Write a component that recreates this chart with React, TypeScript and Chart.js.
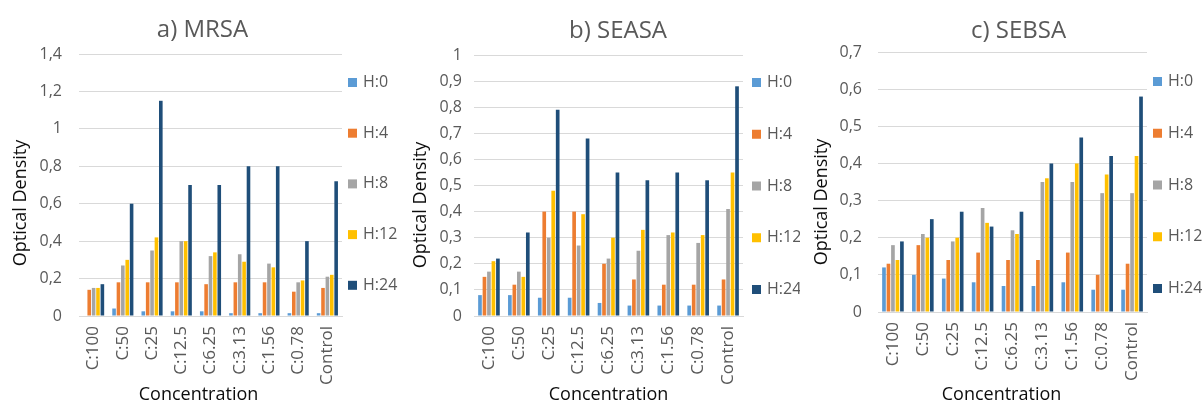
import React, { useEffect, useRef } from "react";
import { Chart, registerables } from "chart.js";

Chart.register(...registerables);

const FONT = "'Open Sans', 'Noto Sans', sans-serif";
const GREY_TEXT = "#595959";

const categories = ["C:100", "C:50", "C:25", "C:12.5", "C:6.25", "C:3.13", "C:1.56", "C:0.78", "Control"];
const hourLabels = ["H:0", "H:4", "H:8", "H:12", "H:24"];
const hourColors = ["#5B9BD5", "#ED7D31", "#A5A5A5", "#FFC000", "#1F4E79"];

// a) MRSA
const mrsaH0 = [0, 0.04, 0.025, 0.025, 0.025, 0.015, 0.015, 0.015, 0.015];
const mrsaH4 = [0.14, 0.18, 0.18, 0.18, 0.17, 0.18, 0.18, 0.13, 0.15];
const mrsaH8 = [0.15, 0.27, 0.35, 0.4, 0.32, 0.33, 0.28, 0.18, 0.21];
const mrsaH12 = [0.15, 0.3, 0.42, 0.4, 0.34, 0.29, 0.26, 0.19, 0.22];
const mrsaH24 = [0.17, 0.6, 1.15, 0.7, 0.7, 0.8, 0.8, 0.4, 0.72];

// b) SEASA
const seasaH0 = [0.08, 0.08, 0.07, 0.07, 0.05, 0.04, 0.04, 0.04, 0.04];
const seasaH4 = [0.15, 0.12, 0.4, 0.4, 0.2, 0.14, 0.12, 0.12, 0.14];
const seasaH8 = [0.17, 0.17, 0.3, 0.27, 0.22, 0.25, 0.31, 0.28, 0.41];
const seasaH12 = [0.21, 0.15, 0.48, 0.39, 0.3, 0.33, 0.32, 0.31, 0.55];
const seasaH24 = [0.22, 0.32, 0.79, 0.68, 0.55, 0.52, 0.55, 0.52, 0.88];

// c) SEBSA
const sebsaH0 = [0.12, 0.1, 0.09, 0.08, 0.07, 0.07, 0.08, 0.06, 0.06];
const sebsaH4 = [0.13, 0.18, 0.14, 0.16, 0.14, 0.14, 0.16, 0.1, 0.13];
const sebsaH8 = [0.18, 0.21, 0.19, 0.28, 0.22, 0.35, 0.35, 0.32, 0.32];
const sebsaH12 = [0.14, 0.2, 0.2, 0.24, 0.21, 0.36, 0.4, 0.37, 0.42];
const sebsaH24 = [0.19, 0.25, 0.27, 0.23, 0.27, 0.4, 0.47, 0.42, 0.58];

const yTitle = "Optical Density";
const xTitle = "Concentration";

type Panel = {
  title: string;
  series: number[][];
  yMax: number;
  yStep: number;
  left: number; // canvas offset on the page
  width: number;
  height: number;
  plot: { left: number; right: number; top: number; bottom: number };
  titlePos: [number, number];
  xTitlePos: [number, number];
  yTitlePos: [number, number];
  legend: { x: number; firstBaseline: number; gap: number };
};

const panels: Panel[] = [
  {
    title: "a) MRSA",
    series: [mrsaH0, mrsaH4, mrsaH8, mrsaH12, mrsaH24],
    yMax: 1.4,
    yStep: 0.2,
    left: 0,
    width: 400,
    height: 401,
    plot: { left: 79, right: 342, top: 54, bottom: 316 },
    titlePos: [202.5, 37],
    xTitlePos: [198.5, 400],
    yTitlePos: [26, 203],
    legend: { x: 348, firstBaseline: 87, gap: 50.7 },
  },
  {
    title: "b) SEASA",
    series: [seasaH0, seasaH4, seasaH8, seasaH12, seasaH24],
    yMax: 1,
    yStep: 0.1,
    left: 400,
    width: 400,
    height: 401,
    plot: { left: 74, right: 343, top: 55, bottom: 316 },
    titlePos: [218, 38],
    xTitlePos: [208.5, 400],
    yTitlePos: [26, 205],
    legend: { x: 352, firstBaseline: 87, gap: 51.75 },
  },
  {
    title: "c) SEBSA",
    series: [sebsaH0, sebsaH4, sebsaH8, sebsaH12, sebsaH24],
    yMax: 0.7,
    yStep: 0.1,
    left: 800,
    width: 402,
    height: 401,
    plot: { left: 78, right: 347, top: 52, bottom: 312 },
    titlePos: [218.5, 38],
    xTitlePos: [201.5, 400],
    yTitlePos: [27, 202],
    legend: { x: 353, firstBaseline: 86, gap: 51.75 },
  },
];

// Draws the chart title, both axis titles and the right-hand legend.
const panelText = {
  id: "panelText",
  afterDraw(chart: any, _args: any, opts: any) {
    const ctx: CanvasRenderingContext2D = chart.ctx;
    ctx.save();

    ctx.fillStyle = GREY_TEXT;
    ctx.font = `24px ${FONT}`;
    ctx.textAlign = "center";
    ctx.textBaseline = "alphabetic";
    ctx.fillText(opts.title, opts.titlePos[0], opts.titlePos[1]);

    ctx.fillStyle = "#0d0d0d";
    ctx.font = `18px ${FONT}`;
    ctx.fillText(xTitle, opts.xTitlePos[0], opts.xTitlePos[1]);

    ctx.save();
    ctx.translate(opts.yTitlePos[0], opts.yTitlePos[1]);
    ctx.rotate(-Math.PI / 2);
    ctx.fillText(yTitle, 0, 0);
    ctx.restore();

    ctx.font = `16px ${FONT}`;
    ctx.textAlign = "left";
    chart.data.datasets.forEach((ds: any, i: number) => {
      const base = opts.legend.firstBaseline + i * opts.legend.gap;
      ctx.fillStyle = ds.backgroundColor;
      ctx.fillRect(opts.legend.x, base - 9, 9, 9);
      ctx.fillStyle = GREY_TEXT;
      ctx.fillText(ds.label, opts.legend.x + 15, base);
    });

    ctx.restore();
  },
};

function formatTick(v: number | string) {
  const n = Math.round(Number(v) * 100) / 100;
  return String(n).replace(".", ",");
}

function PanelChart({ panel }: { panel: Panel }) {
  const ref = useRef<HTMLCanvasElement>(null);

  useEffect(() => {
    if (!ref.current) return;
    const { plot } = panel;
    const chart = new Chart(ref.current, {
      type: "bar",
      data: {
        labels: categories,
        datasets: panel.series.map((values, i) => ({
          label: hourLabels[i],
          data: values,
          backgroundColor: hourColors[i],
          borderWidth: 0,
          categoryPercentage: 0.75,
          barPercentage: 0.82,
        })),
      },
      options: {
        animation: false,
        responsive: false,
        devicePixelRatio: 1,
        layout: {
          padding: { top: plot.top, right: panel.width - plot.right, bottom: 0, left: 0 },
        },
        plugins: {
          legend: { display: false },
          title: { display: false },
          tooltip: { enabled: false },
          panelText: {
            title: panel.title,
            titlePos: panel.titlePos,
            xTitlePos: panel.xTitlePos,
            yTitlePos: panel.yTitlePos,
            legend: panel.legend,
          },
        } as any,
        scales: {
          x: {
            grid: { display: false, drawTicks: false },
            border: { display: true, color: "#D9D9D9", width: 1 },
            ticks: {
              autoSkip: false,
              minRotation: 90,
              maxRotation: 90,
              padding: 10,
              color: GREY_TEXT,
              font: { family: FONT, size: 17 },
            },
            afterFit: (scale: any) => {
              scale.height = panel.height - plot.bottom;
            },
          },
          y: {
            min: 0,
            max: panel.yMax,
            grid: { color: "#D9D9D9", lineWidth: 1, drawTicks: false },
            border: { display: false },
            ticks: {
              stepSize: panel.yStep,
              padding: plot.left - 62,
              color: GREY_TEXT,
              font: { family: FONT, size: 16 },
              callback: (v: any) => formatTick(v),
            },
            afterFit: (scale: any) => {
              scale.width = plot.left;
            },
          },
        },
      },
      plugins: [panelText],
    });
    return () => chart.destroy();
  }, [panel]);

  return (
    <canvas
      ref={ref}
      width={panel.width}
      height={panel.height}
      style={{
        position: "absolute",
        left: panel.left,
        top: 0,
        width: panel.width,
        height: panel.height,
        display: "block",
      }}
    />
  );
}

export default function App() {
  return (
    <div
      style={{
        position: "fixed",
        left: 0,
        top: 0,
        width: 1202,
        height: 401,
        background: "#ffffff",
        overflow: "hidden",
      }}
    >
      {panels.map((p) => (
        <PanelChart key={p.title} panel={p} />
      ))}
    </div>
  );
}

# AIM OF THE EXERCISE:
From the data, list each line in which the string "React" appears.

# ANSWER FOR THIS EXERCISE:
Write a component that recreates this chart with React, TypeScript and Chart.js.
import React, { useEffect, useRef } from "react";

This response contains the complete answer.